Repeat the whole listing exactly.
Dataset section start
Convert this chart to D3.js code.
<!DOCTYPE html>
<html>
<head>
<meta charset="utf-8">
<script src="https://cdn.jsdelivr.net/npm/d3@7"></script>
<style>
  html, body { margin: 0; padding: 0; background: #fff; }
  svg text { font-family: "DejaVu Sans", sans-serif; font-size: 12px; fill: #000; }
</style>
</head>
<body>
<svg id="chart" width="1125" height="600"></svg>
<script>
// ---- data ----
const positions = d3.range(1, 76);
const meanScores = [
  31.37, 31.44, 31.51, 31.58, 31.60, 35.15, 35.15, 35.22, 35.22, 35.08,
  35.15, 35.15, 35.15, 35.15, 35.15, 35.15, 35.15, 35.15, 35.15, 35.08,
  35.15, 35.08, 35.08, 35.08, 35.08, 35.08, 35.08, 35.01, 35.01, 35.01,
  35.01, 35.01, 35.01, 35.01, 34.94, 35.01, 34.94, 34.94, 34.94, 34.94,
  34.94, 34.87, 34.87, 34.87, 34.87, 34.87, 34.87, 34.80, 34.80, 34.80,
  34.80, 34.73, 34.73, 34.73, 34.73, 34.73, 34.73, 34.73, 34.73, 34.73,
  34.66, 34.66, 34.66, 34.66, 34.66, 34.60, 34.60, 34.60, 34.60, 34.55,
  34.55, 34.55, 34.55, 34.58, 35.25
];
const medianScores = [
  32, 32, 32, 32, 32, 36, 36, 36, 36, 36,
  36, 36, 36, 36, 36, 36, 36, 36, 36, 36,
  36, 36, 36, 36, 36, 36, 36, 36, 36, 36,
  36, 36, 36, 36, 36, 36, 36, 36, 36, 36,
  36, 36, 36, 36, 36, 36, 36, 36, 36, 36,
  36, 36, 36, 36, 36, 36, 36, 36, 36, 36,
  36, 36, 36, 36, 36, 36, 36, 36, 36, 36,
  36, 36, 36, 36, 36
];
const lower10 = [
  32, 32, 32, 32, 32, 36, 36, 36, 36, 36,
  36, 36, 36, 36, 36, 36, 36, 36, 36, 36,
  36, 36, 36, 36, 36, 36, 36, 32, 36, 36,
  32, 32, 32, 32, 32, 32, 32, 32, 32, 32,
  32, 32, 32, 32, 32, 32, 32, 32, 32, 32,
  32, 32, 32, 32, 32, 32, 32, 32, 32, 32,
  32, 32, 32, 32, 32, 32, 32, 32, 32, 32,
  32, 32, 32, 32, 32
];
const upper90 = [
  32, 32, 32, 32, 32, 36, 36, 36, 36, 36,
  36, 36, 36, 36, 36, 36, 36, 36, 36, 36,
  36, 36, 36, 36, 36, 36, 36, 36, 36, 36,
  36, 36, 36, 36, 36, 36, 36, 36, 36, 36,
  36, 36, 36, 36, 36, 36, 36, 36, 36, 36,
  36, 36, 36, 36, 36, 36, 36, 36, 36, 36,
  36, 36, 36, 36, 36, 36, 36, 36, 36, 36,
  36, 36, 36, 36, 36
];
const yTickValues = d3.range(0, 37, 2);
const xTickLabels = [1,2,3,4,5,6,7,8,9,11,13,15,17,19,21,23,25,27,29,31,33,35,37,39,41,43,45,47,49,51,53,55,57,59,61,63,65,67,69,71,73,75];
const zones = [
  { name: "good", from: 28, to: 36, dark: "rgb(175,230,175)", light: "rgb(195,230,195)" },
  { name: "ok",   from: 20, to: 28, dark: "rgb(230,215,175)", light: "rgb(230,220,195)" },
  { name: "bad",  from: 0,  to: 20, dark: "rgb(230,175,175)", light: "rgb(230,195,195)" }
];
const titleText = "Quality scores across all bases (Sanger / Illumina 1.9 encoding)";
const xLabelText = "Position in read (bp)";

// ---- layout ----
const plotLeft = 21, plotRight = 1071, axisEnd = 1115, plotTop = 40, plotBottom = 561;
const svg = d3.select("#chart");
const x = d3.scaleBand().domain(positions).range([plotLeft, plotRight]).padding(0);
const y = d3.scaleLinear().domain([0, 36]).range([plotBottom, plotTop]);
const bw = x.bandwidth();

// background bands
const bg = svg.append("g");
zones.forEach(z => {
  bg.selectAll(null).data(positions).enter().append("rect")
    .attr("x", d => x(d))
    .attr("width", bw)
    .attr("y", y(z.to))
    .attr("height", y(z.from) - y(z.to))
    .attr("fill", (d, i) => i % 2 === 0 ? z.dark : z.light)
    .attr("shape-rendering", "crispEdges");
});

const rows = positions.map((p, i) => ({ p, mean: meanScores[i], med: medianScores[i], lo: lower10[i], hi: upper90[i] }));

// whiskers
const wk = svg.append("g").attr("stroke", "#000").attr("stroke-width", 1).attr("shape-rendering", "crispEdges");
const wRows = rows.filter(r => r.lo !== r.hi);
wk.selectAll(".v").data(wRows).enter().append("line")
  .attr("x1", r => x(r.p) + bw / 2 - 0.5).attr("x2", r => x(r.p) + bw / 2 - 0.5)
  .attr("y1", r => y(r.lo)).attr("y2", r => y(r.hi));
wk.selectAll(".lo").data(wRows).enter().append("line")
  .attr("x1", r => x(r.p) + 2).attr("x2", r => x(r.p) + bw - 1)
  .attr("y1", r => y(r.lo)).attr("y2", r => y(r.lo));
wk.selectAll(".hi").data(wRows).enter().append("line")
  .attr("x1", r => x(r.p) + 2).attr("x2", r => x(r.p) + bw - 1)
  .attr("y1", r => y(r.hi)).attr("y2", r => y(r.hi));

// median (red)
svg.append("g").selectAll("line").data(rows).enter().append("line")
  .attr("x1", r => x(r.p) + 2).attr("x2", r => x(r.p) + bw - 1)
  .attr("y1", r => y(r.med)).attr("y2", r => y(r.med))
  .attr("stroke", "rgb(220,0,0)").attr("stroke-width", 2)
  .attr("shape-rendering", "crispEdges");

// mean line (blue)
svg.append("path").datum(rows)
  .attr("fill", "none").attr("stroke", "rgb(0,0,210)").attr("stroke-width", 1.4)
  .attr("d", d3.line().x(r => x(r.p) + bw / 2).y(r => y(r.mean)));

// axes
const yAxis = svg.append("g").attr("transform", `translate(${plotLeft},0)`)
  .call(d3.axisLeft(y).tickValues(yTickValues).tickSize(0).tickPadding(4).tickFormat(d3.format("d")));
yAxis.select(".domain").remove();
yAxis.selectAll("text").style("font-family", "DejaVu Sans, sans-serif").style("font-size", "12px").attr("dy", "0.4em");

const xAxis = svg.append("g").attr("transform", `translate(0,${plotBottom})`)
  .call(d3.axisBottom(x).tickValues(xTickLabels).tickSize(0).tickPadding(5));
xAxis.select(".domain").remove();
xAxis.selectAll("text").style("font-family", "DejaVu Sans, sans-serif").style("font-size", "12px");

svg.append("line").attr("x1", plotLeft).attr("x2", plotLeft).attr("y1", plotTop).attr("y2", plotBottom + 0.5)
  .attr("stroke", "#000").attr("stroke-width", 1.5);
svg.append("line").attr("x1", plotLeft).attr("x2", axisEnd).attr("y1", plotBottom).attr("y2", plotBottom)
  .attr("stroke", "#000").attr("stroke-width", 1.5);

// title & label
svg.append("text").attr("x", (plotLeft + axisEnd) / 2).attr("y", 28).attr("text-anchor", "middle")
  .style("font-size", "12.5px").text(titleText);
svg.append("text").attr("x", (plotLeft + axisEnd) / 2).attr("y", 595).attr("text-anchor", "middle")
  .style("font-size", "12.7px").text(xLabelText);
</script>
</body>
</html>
Dataset section end
▸ **Written solution**:
Convert this chart to D3.js code.
<!DOCTYPE html>
<html>
<head>
<meta charset="utf-8">
<script src="https://cdn.jsdelivr.net/npm/d3@7"></script>
<style>
  html, body { margin: 0; padding: 0; background: #fff; }
  svg text { font-family: "DejaVu Sans", sans-serif; font-size: 12px; fill: #000; }
</style>
</head>
<body>
<svg id="chart" width="1125" height="600"></svg>
<script>
// ---- data ----
const positions = d3.range(1, 76);
const meanScores = [
  31.37, 31.44, 31.51, 31.58, 31.60, 35.15, 35.15, 35.22, 35.22, 35.08,
  35.15, 35.15, 35.15, 35.15, 35.15, 35.15, 35.15, 35.15, 35.15, 35.08,
  35.15, 35.08, 35.08, 35.08, 35.08, 35.08, 35.08, 35.01, 35.01, 35.01,
  35.01, 35.01, 35.01, 35.01, 34.94, 35.01, 34.94, 34.94, 34.94, 34.94,
  34.94, 34.87, 34.87, 34.87, 34.87, 34.87, 34.87, 34.80, 34.80, 34.80,
  34.80, 34.73, 34.73, 34.73, 34.73, 34.73, 34.73, 34.73, 34.73, 34.73,
  34.66, 34.66, 34.66, 34.66, 34.66, 34.60, 34.60, 34.60, 34.60, 34.55,
  34.55, 34.55, 34.55, 34.58, 35.25
];
const medianScores = [
  32, 32, 32, 32, 32, 36, 36, 36, 36, 36,
  36, 36, 36, 36, 36, 36, 36, 36, 36, 36,
  36, 36, 36, 36, 36, 36, 36, 36, 36, 36,
  36, 36, 36, 36, 36, 36, 36, 36, 36, 36,
  36, 36, 36, 36, 36, 36, 36, 36, 36, 36,
  36, 36, 36, 36, 36, 36, 36, 36, 36, 36,
  36, 36, 36, 36, 36, 36, 36, 36, 36, 36,
  36, 36, 36, 36, 36
];
const lower10 = [
  32, 32, 32, 32, 32, 36, 36, 36, 36, 36,
  36, 36, 36, 36, 36, 36, 36, 36, 36, 36,
  36, 36, 36, 36, 36, 36, 36, 32, 36, 36,
  32, 32, 32, 32, 32, 32, 32, 32, 32, 32,
  32, 32, 32, 32, 32, 32, 32, 32, 32, 32,
  32, 32, 32, 32, 32, 32, 32, 32, 32, 32,
  32, 32, 32, 32, 32, 32, 32, 32, 32, 32,
  32, 32, 32, 32, 32
];
const upper90 = [
  32, 32, 32, 32, 32, 36, 36, 36, 36, 36,
  36, 36, 36, 36, 36, 36, 36, 36, 36, 36,
  36, 36, 36, 36, 36, 36, 36, 36, 36, 36,
  36, 36, 36, 36, 36, 36, 36, 36, 36, 36,
  36, 36, 36, 36, 36, 36, 36, 36, 36, 36,
  36, 36, 36, 36, 36, 36, 36, 36, 36, 36,
  36, 36, 36, 36, 36, 36, 36, 36, 36, 36,
  36, 36, 36, 36, 36
];
const yTickValues = d3.range(0, 37, 2);
const xTickLabels = [1,2,3,4,5,6,7,8,9,11,13,15,17,19,21,23,25,27,29,31,33,35,37,39,41,43,45,47,49,51,53,55,57,59,61,63,65,67,69,71,73,75];
const zones = [
  { name: "good", from: 28, to: 36, dark: "rgb(175,230,175)", light: "rgb(195,230,195)" },
  { name: "ok",   from: 20, to: 28, dark: "rgb(230,215,175)", light: "rgb(230,220,195)" },
  { name: "bad",  from: 0,  to: 20, dark: "rgb(230,175,175)", light: "rgb(230,195,195)" }
];
const titleText = "Quality scores across all bases (Sanger / Illumina 1.9 encoding)";
const xLabelText = "Position in read (bp)";

// ---- layout ----
const plotLeft = 21, plotRight = 1071, axisEnd = 1115, plotTop = 40, plotBottom = 561;
const svg = d3.select("#chart");
const x = d3.scaleBand().domain(positions).range([plotLeft, plotRight]).padding(0);
const y = d3.scaleLinear().domain([0, 36]).range([plotBottom, plotTop]);
const bw = x.bandwidth();

// background bands
const bg = svg.append("g");
zones.forEach(z => {
  bg.selectAll(null).data(positions).enter().append("rect")
    .attr("x", d => x(d))
    .attr("width", bw)
    .attr("y", y(z.to))
    .attr("height", y(z.from) - y(z.to))
    .attr("fill", (d, i) => i % 2 === 0 ? z.dark : z.light)
    .attr("shape-rendering", "crispEdges");
});

const rows = positions.map((p, i) => ({ p, mean: meanScores[i], med: medianScores[i], lo: lower10[i], hi: upper90[i] }));

// whiskers
const wk = svg.append("g").attr("stroke", "#000").attr("stroke-width", 1).attr("shape-rendering", "crispEdges");
const wRows = rows.filter(r => r.lo !== r.hi);
wk.selectAll(".v").data(wRows).enter().append("line")
  .attr("x1", r => x(r.p) + bw / 2 - 0.5).attr("x2", r => x(r.p) + bw / 2 - 0.5)
  .attr("y1", r => y(r.lo)).attr("y2", r => y(r.hi));
wk.selectAll(".lo").data(wRows).enter().append("line")
  .attr("x1", r => x(r.p) + 2).attr("x2", r => x(r.p) + bw - 1)
  .attr("y1", r => y(r.lo)).attr("y2", r => y(r.lo));
wk.selectAll(".hi").data(wRows).enter().append("line")
  .attr("x1", r => x(r.p) + 2).attr("x2", r => x(r.p) + bw - 1)
  .attr("y1", r => y(r.hi)).attr("y2", r => y(r.hi));

// median (red)
svg.append("g").selectAll("line").data(rows).enter().append("line")
  .attr("x1", r => x(r.p) + 2).attr("x2", r => x(r.p) + bw - 1)
  .attr("y1", r => y(r.med)).attr("y2", r => y(r.med))
  .attr("stroke", "rgb(220,0,0)").attr("stroke-width", 2)
  .attr("shape-rendering", "crispEdges");

// mean line (blue)
svg.append("path").datum(rows)
  .attr("fill", "none").attr("stroke", "rgb(0,0,210)").attr("stroke-width", 1.4)
  .attr("d", d3.line().x(r => x(r.p) + bw / 2).y(r => y(r.mean)));

// axes
const yAxis = svg.append("g").attr("transform", `translate(${plotLeft},0)`)
  .call(d3.axisLeft(y).tickValues(yTickValues).tickSize(0).tickPadding(4).tickFormat(d3.format("d")));
yAxis.select(".domain").remove();
yAxis.selectAll("text").style("font-family", "DejaVu Sans, sans-serif").style("font-size", "12px").attr("dy", "0.4em");

const xAxis = svg.append("g").attr("transform", `translate(0,${plotBottom})`)
  .call(d3.axisBottom(x).tickValues(xTickLabels).tickSize(0).tickPadding(5));
xAxis.select(".domain").remove();
xAxis.selectAll("text").style("font-family", "DejaVu Sans, sans-serif").style("font-size", "12px");

svg.append("line").attr("x1", plotLeft).attr("x2", plotLeft).attr("y1", plotTop).attr("y2", plotBottom + 0.5)
  .attr("stroke", "#000").attr("stroke-width", 1.5);
svg.append("line").attr("x1", plotLeft).attr("x2", axisEnd).attr("y1", plotBottom).attr("y2", plotBottom)
  .attr("stroke", "#000").attr("stroke-width", 1.5);

// title & label
svg.append("text").attr("x", (plotLeft + axisEnd) / 2).attr("y", 28).attr("text-anchor", "middle")
  .style("font-size", "12.5px").text(titleText);
svg.append("text").attr("x", (plotLeft + axisEnd) / 2).attr("y", 595).attr("text-anchor", "middle")
  .style("font-size", "12.7px").text(xLabelText);
</script>
</body>
</html>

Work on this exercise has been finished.